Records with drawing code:
# # # #

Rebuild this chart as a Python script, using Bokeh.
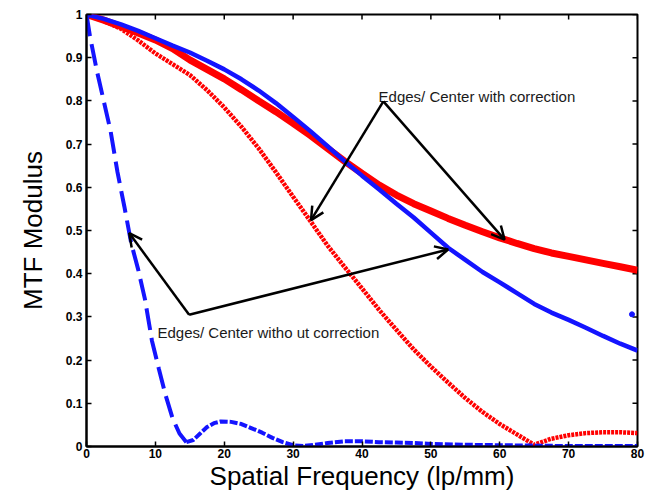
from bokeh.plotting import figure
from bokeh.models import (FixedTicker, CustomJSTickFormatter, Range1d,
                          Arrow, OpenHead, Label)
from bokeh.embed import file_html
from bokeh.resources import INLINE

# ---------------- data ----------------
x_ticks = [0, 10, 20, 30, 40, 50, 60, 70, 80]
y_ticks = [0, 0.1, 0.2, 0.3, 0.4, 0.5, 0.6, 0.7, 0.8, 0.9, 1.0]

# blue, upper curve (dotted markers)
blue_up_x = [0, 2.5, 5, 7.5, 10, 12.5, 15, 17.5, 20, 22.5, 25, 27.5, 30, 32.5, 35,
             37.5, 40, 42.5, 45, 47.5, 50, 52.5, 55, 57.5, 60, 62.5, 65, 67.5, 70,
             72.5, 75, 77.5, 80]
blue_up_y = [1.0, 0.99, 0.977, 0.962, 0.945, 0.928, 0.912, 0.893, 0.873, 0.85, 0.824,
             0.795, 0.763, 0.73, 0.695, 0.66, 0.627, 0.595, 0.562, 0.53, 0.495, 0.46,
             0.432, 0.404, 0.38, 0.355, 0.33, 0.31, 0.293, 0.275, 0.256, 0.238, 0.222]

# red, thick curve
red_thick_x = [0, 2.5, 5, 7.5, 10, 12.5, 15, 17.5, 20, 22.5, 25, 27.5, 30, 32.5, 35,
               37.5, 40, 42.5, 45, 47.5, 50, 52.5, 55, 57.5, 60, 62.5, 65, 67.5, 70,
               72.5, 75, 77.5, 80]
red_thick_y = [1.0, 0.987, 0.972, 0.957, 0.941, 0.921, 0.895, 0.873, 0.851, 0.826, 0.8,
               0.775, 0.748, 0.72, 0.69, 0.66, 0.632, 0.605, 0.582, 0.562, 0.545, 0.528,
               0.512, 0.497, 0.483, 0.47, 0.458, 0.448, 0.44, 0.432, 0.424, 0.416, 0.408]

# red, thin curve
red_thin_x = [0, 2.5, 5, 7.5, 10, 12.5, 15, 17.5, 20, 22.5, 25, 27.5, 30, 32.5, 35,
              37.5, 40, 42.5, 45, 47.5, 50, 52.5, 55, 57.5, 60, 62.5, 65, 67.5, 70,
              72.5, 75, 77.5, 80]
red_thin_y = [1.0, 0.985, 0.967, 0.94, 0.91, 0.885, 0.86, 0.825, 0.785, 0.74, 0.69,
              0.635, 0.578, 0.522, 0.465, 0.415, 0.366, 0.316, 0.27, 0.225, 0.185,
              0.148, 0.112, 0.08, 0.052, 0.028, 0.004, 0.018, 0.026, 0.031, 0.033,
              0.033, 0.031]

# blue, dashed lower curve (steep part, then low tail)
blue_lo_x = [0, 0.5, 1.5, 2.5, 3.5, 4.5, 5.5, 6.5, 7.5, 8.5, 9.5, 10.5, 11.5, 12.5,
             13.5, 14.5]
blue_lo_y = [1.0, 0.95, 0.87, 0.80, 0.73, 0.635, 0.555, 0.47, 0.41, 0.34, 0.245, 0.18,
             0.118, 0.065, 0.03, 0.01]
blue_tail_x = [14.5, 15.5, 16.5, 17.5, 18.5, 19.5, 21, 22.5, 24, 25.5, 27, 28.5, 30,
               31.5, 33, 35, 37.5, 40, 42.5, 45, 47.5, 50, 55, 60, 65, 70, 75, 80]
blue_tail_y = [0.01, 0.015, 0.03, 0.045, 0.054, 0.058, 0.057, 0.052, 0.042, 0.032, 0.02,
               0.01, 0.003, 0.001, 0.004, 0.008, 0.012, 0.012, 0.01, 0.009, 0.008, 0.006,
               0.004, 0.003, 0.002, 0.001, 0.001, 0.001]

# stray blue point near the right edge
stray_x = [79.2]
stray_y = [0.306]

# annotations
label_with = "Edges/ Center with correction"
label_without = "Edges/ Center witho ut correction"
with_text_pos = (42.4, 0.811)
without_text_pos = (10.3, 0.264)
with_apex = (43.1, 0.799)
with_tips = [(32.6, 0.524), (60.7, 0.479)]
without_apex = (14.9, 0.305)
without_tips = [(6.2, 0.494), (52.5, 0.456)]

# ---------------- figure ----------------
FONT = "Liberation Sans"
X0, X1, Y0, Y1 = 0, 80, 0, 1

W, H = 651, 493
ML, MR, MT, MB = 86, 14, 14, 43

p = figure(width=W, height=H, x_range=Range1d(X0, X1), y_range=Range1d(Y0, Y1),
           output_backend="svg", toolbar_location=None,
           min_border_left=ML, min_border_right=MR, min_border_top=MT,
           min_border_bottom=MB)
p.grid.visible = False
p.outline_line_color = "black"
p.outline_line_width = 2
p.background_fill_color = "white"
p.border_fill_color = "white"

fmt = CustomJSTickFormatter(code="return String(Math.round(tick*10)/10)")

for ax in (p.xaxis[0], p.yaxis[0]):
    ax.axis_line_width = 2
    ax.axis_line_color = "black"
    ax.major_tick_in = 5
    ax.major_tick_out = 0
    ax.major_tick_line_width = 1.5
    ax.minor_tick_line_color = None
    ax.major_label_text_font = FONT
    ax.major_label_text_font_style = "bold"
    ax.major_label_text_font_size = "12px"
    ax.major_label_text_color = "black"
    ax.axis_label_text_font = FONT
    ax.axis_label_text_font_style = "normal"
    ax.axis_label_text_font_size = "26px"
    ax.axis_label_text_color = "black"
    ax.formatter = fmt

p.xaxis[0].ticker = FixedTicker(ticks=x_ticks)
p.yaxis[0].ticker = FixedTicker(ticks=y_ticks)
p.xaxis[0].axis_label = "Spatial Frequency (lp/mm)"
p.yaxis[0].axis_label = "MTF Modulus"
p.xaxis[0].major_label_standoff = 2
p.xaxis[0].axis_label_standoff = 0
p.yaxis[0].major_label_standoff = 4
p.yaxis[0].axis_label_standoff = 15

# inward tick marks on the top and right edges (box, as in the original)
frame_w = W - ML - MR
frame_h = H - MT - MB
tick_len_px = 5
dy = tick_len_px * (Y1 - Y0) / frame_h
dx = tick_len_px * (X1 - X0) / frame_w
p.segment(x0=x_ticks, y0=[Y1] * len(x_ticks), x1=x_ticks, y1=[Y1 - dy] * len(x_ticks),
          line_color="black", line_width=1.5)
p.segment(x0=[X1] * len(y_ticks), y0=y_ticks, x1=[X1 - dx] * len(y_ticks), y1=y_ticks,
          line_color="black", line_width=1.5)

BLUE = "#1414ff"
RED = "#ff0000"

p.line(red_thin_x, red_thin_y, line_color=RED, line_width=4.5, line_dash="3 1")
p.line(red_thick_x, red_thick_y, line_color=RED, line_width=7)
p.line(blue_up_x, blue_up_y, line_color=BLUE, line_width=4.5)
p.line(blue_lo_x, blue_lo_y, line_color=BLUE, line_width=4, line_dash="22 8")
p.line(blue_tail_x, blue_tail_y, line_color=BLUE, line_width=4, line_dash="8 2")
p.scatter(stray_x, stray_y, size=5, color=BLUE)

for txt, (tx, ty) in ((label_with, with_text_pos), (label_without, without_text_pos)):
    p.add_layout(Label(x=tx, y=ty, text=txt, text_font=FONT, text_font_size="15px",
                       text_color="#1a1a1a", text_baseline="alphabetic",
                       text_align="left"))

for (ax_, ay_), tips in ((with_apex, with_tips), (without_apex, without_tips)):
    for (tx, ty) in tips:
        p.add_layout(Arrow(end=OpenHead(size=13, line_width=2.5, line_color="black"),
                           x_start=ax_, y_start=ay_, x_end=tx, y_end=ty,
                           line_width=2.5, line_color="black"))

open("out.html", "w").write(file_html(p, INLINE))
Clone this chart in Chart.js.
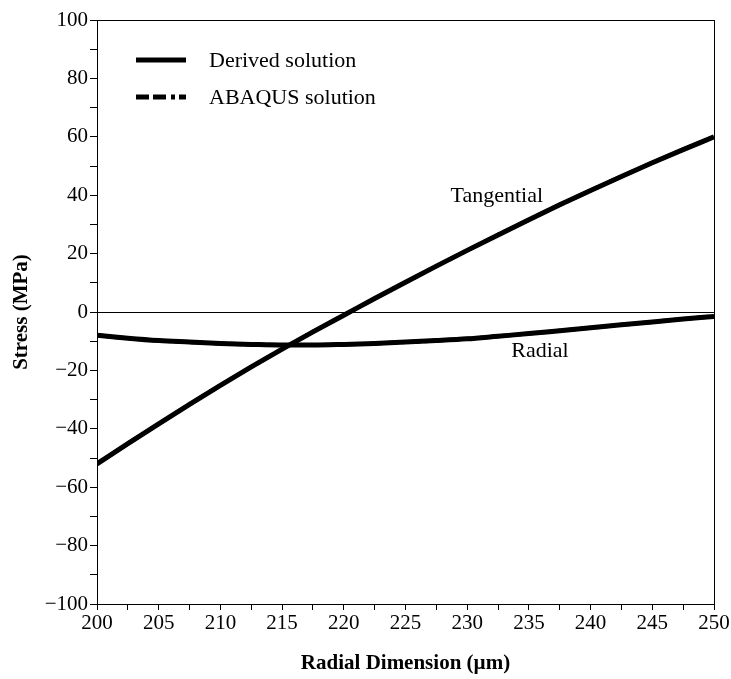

# # # #

• Exercise: Copy the records above exactly. The pictures are not part of the copy.

• Solution to the exercise:
Rebuild this chart as a Python script, using Bokeh.
from bokeh.plotting import figure
from bokeh.models import (FixedTicker, CustomJSTickFormatter, Range1d,
                          Arrow, OpenHead, Label)
from bokeh.embed import file_html
from bokeh.resources import INLINE

# ---------------- data ----------------
x_ticks = [0, 10, 20, 30, 40, 50, 60, 70, 80]
y_ticks = [0, 0.1, 0.2, 0.3, 0.4, 0.5, 0.6, 0.7, 0.8, 0.9, 1.0]

# blue, upper curve (dotted markers)
blue_up_x = [0, 2.5, 5, 7.5, 10, 12.5, 15, 17.5, 20, 22.5, 25, 27.5, 30, 32.5, 35,
             37.5, 40, 42.5, 45, 47.5, 50, 52.5, 55, 57.5, 60, 62.5, 65, 67.5, 70,
             72.5, 75, 77.5, 80]
blue_up_y = [1.0, 0.99, 0.977, 0.962, 0.945, 0.928, 0.912, 0.893, 0.873, 0.85, 0.824,
             0.795, 0.763, 0.73, 0.695, 0.66, 0.627, 0.595, 0.562, 0.53, 0.495, 0.46,
             0.432, 0.404, 0.38, 0.355, 0.33, 0.31, 0.293, 0.275, 0.256, 0.238, 0.222]

# red, thick curve
red_thick_x = [0, 2.5, 5, 7.5, 10, 12.5, 15, 17.5, 20, 22.5, 25, 27.5, 30, 32.5, 35,
               37.5, 40, 42.5, 45, 47.5, 50, 52.5, 55, 57.5, 60, 62.5, 65, 67.5, 70,
               72.5, 75, 77.5, 80]
red_thick_y = [1.0, 0.987, 0.972, 0.957, 0.941, 0.921, 0.895, 0.873, 0.851, 0.826, 0.8,
               0.775, 0.748, 0.72, 0.69, 0.66, 0.632, 0.605, 0.582, 0.562, 0.545, 0.528,
               0.512, 0.497, 0.483, 0.47, 0.458, 0.448, 0.44, 0.432, 0.424, 0.416, 0.408]

# red, thin curve
red_thin_x = [0, 2.5, 5, 7.5, 10, 12.5, 15, 17.5, 20, 22.5, 25, 27.5, 30, 32.5, 35,
              37.5, 40, 42.5, 45, 47.5, 50, 52.5, 55, 57.5, 60, 62.5, 65, 67.5, 70,
              72.5, 75, 77.5, 80]
red_thin_y = [1.0, 0.985, 0.967, 0.94, 0.91, 0.885, 0.86, 0.825, 0.785, 0.74, 0.69,
              0.635, 0.578, 0.522, 0.465, 0.415, 0.366, 0.316, 0.27, 0.225, 0.185,
              0.148, 0.112, 0.08, 0.052, 0.028, 0.004, 0.018, 0.026, 0.031, 0.033,
              0.033, 0.031]

# blue, dashed lower curve (steep part, then low tail)
blue_lo_x = [0, 0.5, 1.5, 2.5, 3.5, 4.5, 5.5, 6.5, 7.5, 8.5, 9.5, 10.5, 11.5, 12.5,
             13.5, 14.5]
blue_lo_y = [1.0, 0.95, 0.87, 0.80, 0.73, 0.635, 0.555, 0.47, 0.41, 0.34, 0.245, 0.18,
             0.118, 0.065, 0.03, 0.01]
blue_tail_x = [14.5, 15.5, 16.5, 17.5, 18.5, 19.5, 21, 22.5, 24, 25.5, 27, 28.5, 30,
               31.5, 33, 35, 37.5, 40, 42.5, 45, 47.5, 50, 55, 60, 65, 70, 75, 80]
blue_tail_y = [0.01, 0.015, 0.03, 0.045, 0.054, 0.058, 0.057, 0.052, 0.042, 0.032, 0.02,
               0.01, 0.003, 0.001, 0.004, 0.008, 0.012, 0.012, 0.01, 0.009, 0.008, 0.006,
               0.004, 0.003, 0.002, 0.001, 0.001, 0.001]

# stray blue point near the right edge
stray_x = [79.2]
stray_y = [0.306]

# annotations
label_with = "Edges/ Center with correction"
label_without = "Edges/ Center witho ut correction"
with_text_pos = (42.4, 0.811)
without_text_pos = (10.3, 0.264)
with_apex = (43.1, 0.799)
with_tips = [(32.6, 0.524), (60.7, 0.479)]
without_apex = (14.9, 0.305)
without_tips = [(6.2, 0.494), (52.5, 0.456)]

# ---------------- figure ----------------
FONT = "Liberation Sans"
X0, X1, Y0, Y1 = 0, 80, 0, 1

W, H = 651, 493
ML, MR, MT, MB = 86, 14, 14, 43

p = figure(width=W, height=H, x_range=Range1d(X0, X1), y_range=Range1d(Y0, Y1),
           output_backend="svg", toolbar_location=None,
           min_border_left=ML, min_border_right=MR, min_border_top=MT,
           min_border_bottom=MB)
p.grid.visible = False
p.outline_line_color = "black"
p.outline_line_width = 2
p.background_fill_color = "white"
p.border_fill_color = "white"

fmt = CustomJSTickFormatter(code="return String(Math.round(tick*10)/10)")

for ax in (p.xaxis[0], p.yaxis[0]):
    ax.axis_line_width = 2
    ax.axis_line_color = "black"
    ax.major_tick_in = 5
    ax.major_tick_out = 0
    ax.major_tick_line_width = 1.5
    ax.minor_tick_line_color = None
    ax.major_label_text_font = FONT
    ax.major_label_text_font_style = "bold"
    ax.major_label_text_font_size = "12px"
    ax.major_label_text_color = "black"
    ax.axis_label_text_font = FONT
    ax.axis_label_text_font_style = "normal"
    ax.axis_label_text_font_size = "26px"
    ax.axis_label_text_color = "black"
    ax.formatter = fmt

p.xaxis[0].ticker = FixedTicker(ticks=x_ticks)
p.yaxis[0].ticker = FixedTicker(ticks=y_ticks)
p.xaxis[0].axis_label = "Spatial Frequency (lp/mm)"
p.yaxis[0].axis_label = "MTF Modulus"
p.xaxis[0].major_label_standoff = 2
p.xaxis[0].axis_label_standoff = 0
p.yaxis[0].major_label_standoff = 4
p.yaxis[0].axis_label_standoff = 15

# inward tick marks on the top and right edges (box, as in the original)
frame_w = W - ML - MR
frame_h = H - MT - MB
tick_len_px = 5
dy = tick_len_px * (Y1 - Y0) / frame_h
dx = tick_len_px * (X1 - X0) / frame_w
p.segment(x0=x_ticks, y0=[Y1] * len(x_ticks), x1=x_ticks, y1=[Y1 - dy] * len(x_ticks),
          line_color="black", line_width=1.5)
p.segment(x0=[X1] * len(y_ticks), y0=y_ticks, x1=[X1 - dx] * len(y_ticks), y1=y_ticks,
          line_color="black", line_width=1.5)

BLUE = "#1414ff"
RED = "#ff0000"

p.line(red_thin_x, red_thin_y, line_color=RED, line_width=4.5, line_dash="3 1")
p.line(red_thick_x, red_thick_y, line_color=RED, line_width=7)
p.line(blue_up_x, blue_up_y, line_color=BLUE, line_width=4.5)
p.line(blue_lo_x, blue_lo_y, line_color=BLUE, line_width=4, line_dash="22 8")
p.line(blue_tail_x, blue_tail_y, line_color=BLUE, line_width=4, line_dash="8 2")
p.scatter(stray_x, stray_y, size=5, color=BLUE)

for txt, (tx, ty) in ((label_with, with_text_pos), (label_without, without_text_pos)):
    p.add_layout(Label(x=tx, y=ty, text=txt, text_font=FONT, text_font_size="15px",
                       text_color="#1a1a1a", text_baseline="alphabetic",
                       text_align="left"))

for (ax_, ay_), tips in ((with_apex, with_tips), (without_apex, without_tips)):
    for (tx, ty) in tips:
        p.add_layout(Arrow(end=OpenHead(size=13, line_width=2.5, line_color="black"),
                           x_start=ax_, y_start=ay_, x_end=tx, y_end=ty,
                           line_width=2.5, line_color="black"))

open("out.html", "w").write(file_html(p, INLINE))
Clone this chart in Chart.js.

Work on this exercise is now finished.